A Orquestra Sinfônica de Londres produziu, um tanto literalmente, a primeira solução para este problema. Em vez de implorar trabalho, elas gravaram concertos ao vivo com seu regente principal, pagando aos músicos nada mais que seu cachê normal, mas prometendo uma pequena participação nos lucros. Colin Davis, que regeu o primeiro ciclo de Berlioz em disco para a Philips, nos anos 70, estava revisitando seus triunfos iniciais com o benefício da reflexão madura. Seu ciclo continha muitas execuções memoráveis, entre elas uma Les Troyens magnificamente cantada, uma raridade fonográfica. Nenhuma obra, porém, concentrou mais a experiência do regente e a energia da orquestra do que a psicodelicamente colorida Sinfonia Fantástica, um mundo sonoro que intoxicara todos os grandes regentes, de Mahler e Toscanini aos dias de hoje (Bernstein, em sua gravação pela CBS, acrescentou uma palestra de improviso intitulada "Berlioz faz uma viagem"). A gravação de Davis de 1974 ficou no topo da lista dos críticos durante três décadas. Para eclipsar esta excelente interpretação, ele adicionou algum refinamento nas texturas e expandiu as dimensões aurais da fantasia, jogando com a direcionalidade dos efeitos especias. O diálogo distante dos pastores (solos de oboé e corne inglês) na abertura da "Cena do Campo" passa a ser visualizada em tela grande nesta versão. Os rufos e toques dos tímpanos surgem de repente, como surpresas aurais.

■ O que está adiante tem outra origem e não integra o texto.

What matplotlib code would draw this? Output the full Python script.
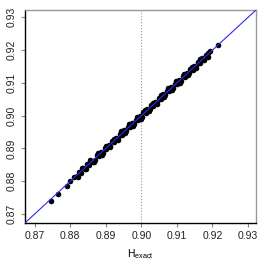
import numpy as np
import matplotlib.pyplot as plt

plt.rcParams["font.family"] = ["Liberation Sans", "DejaVu Sans"]

# Dados — H estimado vs H exato
h_exact = [0.8745, 0.8765, 0.8790, 0.8800, 0.8812, 0.8818, 0.8825, 0.8830,
           0.8836, 0.8842, 0.8848, 0.8853, 0.8858, 0.8864, 0.8870, 0.8875,
           0.8880, 0.8886, 0.8891, 0.8897, 0.8902, 0.8908, 0.8913, 0.8918,
           0.8924, 0.8929, 0.8935, 0.8940, 0.8946, 0.8951, 0.8957, 0.8962,
           0.8968, 0.8973, 0.8979, 0.8984, 0.8990, 0.8995, 0.9001, 0.9006,
           0.9012, 0.9017, 0.9023, 0.9028, 0.9034, 0.9039, 0.9045, 0.9050,
           0.9056, 0.9061, 0.9067, 0.9072, 0.9078, 0.9083, 0.9089, 0.9094,
           0.9100, 0.9105, 0.9111, 0.9116, 0.9122, 0.9127, 0.9133, 0.9138,
           0.9144, 0.9149, 0.9155, 0.9160, 0.9166, 0.9171, 0.9177, 0.9182,
           0.9188, 0.9193, 0.9215,
           # segunda nuvem (mais dispersa)
           0.8822, 0.8833, 0.8845, 0.8856, 0.8867, 0.8878, 0.8889, 0.8900,
           0.8911, 0.8922, 0.8933, 0.8944, 0.8955, 0.8966, 0.8977, 0.8988,
           0.8999, 0.9010, 0.9021, 0.9032, 0.9043, 0.9054, 0.9065, 0.9076,
           0.9087, 0.9098, 0.9109, 0.9120, 0.9131, 0.9142, 0.9153, 0.9164,
           0.9175, 0.9186]
h_est = [0.8740, 0.8762, 0.8785, 0.8801, 0.8814, 0.8815, 0.8829, 0.8826,
         0.8840, 0.8838, 0.8852, 0.8849, 0.8862, 0.8860, 0.8866, 0.8879,
         0.8876, 0.8890, 0.8887, 0.8900, 0.8898, 0.8911, 0.8909, 0.8922,
         0.8920, 0.8932, 0.8931, 0.8944, 0.8942, 0.8955, 0.8953, 0.8966,
         0.8964, 0.8977, 0.8975, 0.8988, 0.8986, 0.8999, 0.8997, 0.9010,
         0.9008, 0.9021, 0.9019, 0.9032, 0.9030, 0.9043, 0.9041, 0.9054,
         0.9052, 0.9065, 0.9063, 0.9076, 0.9074, 0.9087, 0.9085, 0.9098,
         0.9096, 0.9109, 0.9107, 0.9120, 0.9118, 0.9131, 0.9129, 0.9142,
         0.9140, 0.9153, 0.9151, 0.9164, 0.9162, 0.9175, 0.9173, 0.9186,
         0.9190, 0.9196, 0.9215,
         0.8814, 0.8841, 0.8837, 0.8864, 0.8859, 0.8886, 0.8881, 0.8908,
         0.8903, 0.8930, 0.8925, 0.8952, 0.8947, 0.8974, 0.8969, 0.8996,
         0.8991, 0.9018, 0.9013, 0.9040, 0.9035, 0.9062, 0.9057, 0.9084,
         0.9079, 0.9106, 0.9101, 0.9128, 0.9123, 0.9150, 0.9145, 0.9172,
         0.9169, 0.9180]
h_ref = 0.90
ticks = [0.87, 0.88, 0.89, 0.90, 0.91, 0.92, 0.93]

fig = plt.figure(figsize=(2.66, 2.66), dpi=100)
ax = fig.add_axes([0.094, 0.162, 0.868, 0.800])

lims = (0.8673, 0.9322)
ax.axvline(h_ref, color="#999999", ls=":", lw=0.8)
ax.scatter(h_exact, h_est, s=16, color="black", zorder=2, linewidths=0)
ax.plot(lims, lims, color="#2a2aff", lw=0.8, zorder=3)

ax.set_xlim(lims); ax.set_ylim(lims)
ax.set_xticks(ticks); ax.set_yticks(ticks)
ax.set_xticklabels([f"{t:.2f}" for t in ticks], fontsize=7.5)
ax.set_yticklabels([f"{t:.2f}" for t in ticks], fontsize=7.5,
                   rotation=90, va="center")
ax.tick_params(length=3, width=0.8, color="#888888", pad=3,
               labelcolor="#222222")
for s in ["top", "right"]:
    ax.spines[s].set_color("#999999")
    ax.spines[s].set_linewidth(1.0)
for s in ["left", "bottom"]:
    ax.spines[s].set_color("black")
    ax.spines[s].set_linewidth(1.0)
ax.set_xlabel("H$_{\\mathregular{exact}}$", fontsize=7.5, labelpad=4)

fig.savefig("out.png", dpi=100)
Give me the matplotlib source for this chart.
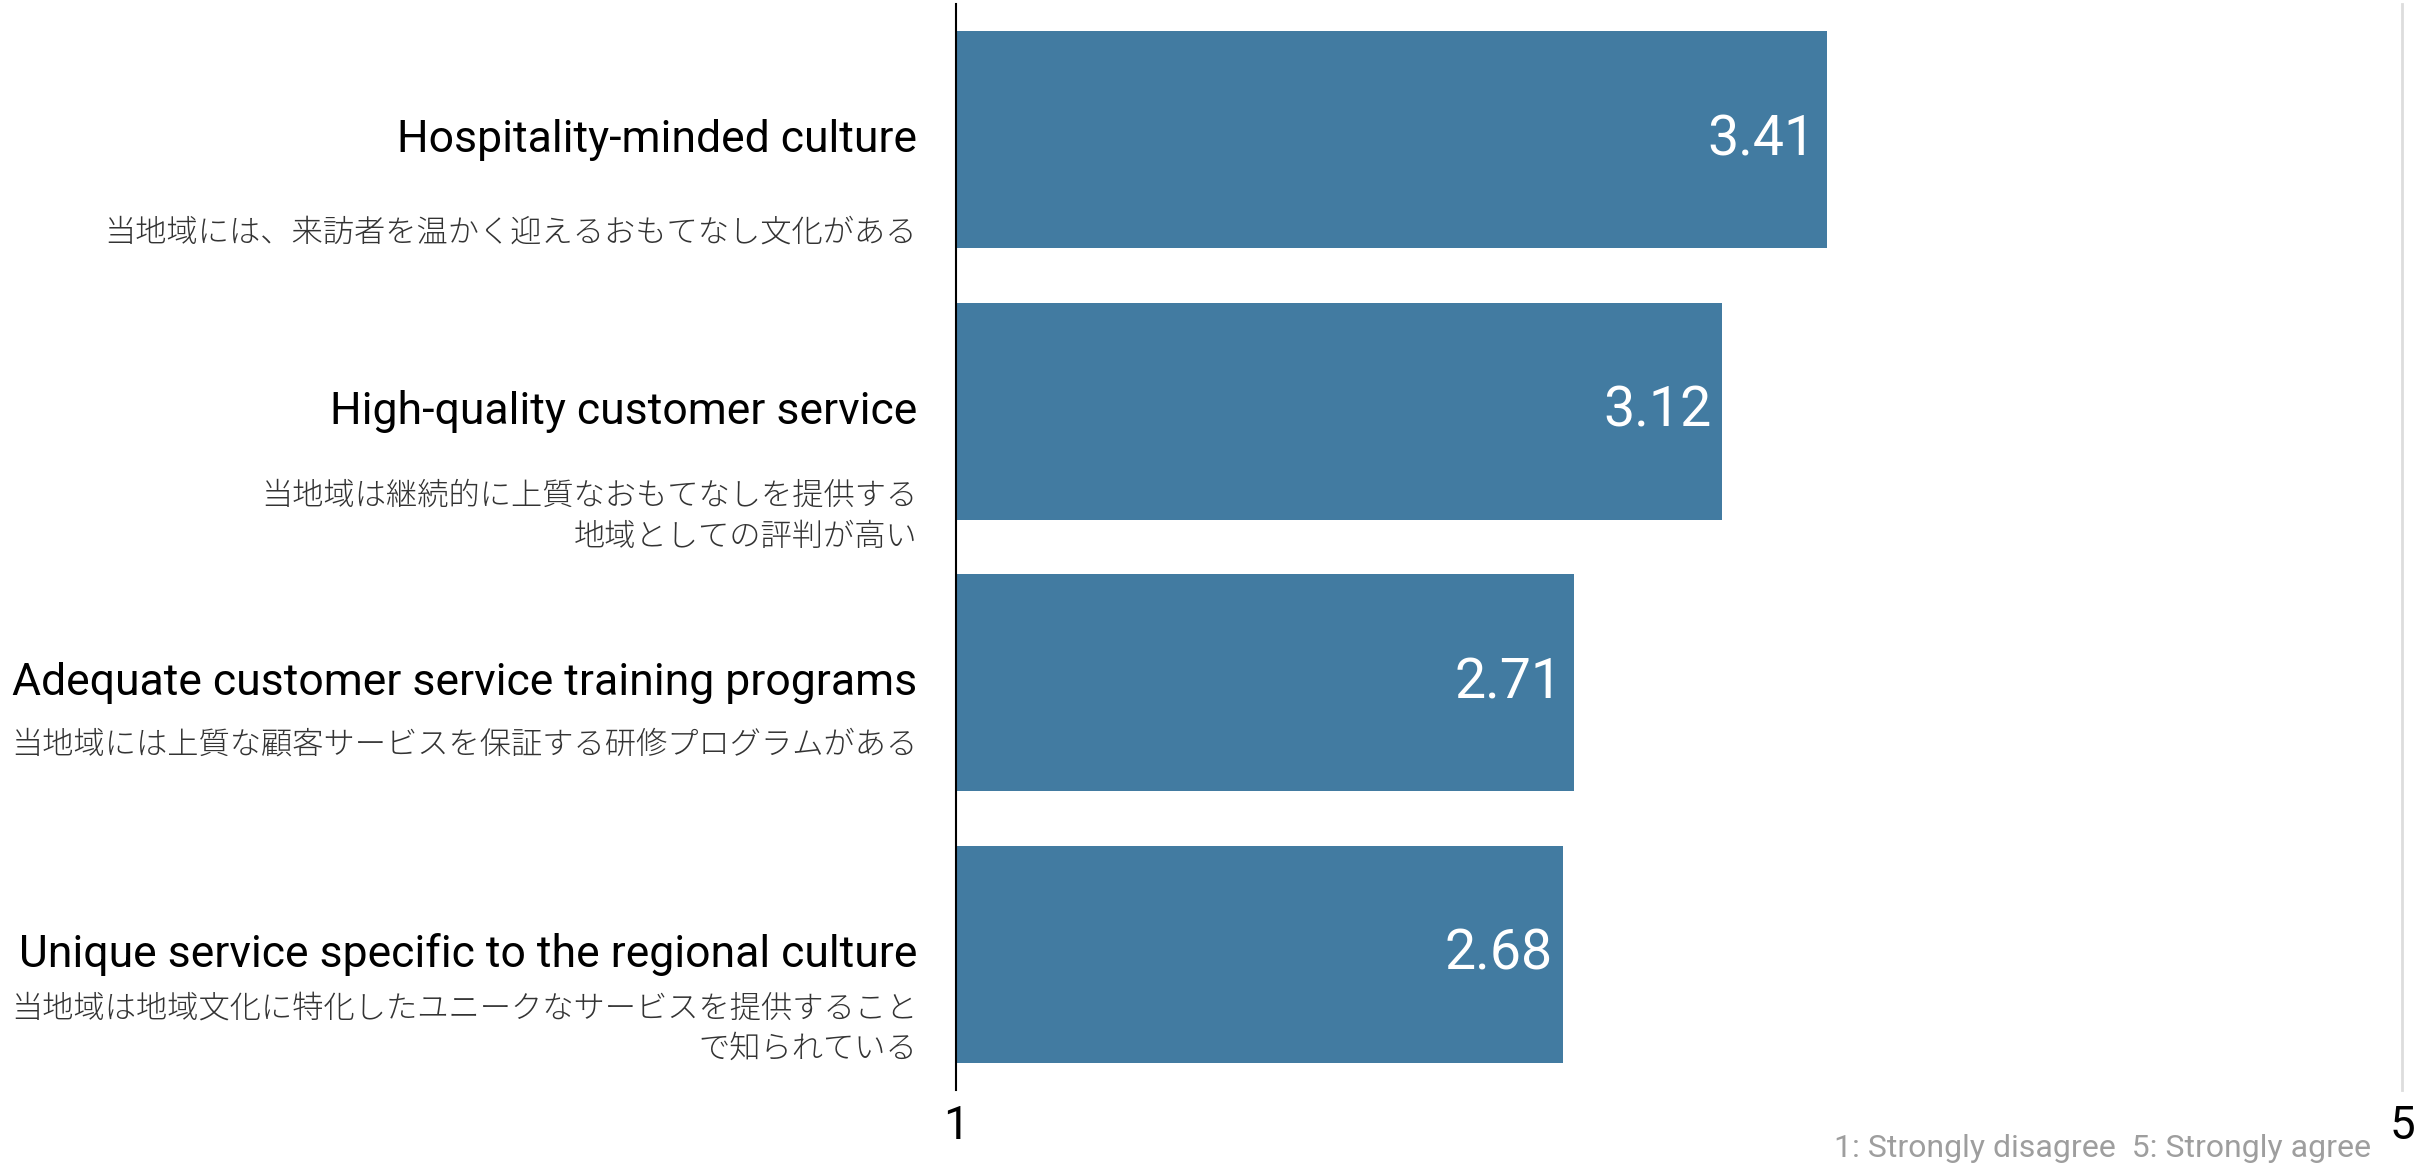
import matplotlib.pyplot as plt

# ---- data ----
titles = [
    "Hospitality-minded culture",
    "High-quality customer service",
    "Adequate customer service training programs",
    "Unique service specific to the regional culture",
]
subtitles = [
    "当地域には、来訪者を温かく迎えるおもてなし文化がある",
    "当地域は継続的に上質なおもてなしを提供する\n地域としての評判が高い",
    "当地域には上質な顧客サービスを保証する研修プログラムがある",
    "当地域は地域文化に特化したユニークなサービスを提供すること\nで知られている",
]
scores = [3.41, 3.12, 2.71, 2.68]
x_ticks = [1, 5]
note = "1: Strongly disagree  5: Strongly agree"

# layout: vertical offset (points) of each Japanese subtitle below its title
sub_offsets = [-67, -76, -45, -54]

BAR = "#427ba1"
FONT = ["Roboto", "Noto Sans CJK JP", "DejaVu Sans"]
plt.rcParams["font.family"] = FONT

fig = plt.figure(figsize=(24.3, 11.65), dpi=100)
ax = fig.add_axes([956 / 2430, 1 - 1090 / 1165, (2402 - 956) / 2430, (1090 - 4) / 1165])

ypos = list(range(len(scores)))
base = x_ticks[0]
ax.barh(ypos, [s - base for s in scores], left=base, height=0.8, color=BAR)

# value labels inside the bar ends
for y, s in zip(ypos, scores):
    ax.annotate(f"{s:.2f}", (s, y), xytext=(-8, 0), textcoords="offset points",
                ha="right", va="center", color="white", fontsize=40)

# category labels: english title + japanese subtitle
for y, t, sub, off in zip(ypos, titles, subtitles, sub_offsets):
    ax.annotate(t, (base, y), xytext=(-28, 0), textcoords="offset points",
                ha="right", va="center", fontsize=32, color="black",
                annotation_clip=False)
    ax.annotate(sub, (base, y), xytext=(-28, off), textcoords="offset points",
                ha="right", va="center", fontsize=22.5, color="#333333",
                fontweight="light", linespacing=1.5, annotation_clip=False)

ax.set_xlim(x_ticks[0], x_ticks[-1])
ax.set_ylim(len(scores) - 0.5, -0.5)
ax.set_xticks(x_ticks)
ax.set_xticklabels([str(v) for v in x_ticks])
ax.set_yticks([])
ax.tick_params(axis="x", length=0, labelsize=33, pad=10, labelcolor="black")

for side in ["top", "bottom"]:
    ax.spines[side].set_visible(False)
ax.spines["left"].set_color("black")
ax.spines["left"].set_linewidth(1.5)
ax.spines["right"].set_color("#dddddd")
ax.spines["right"].set_linewidth(2)

fig.text(2371 / 2430, 1 - 1157 / 1165, note, ha="right", va="baseline",
         fontsize=23, color="#9e9e9e")

fig.savefig("out.png", dpi=100)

O cálculo da diferença espacial e o ruído da gravação ao vivo colocam esta gravação num lugar à parte das produções de estúdio. O produtor e o engenheiro de som foram os veteranos dos grandes selos James Mallinson e Tony Faulkner. O disco ficou entre os dez mais vendidos no Japão, e, mesmo tendo rendido pouco dinheiro para os músicos, estabeleceu o selo próprio como uma opção viável para as orquestras num mundo pós-gravação clássica.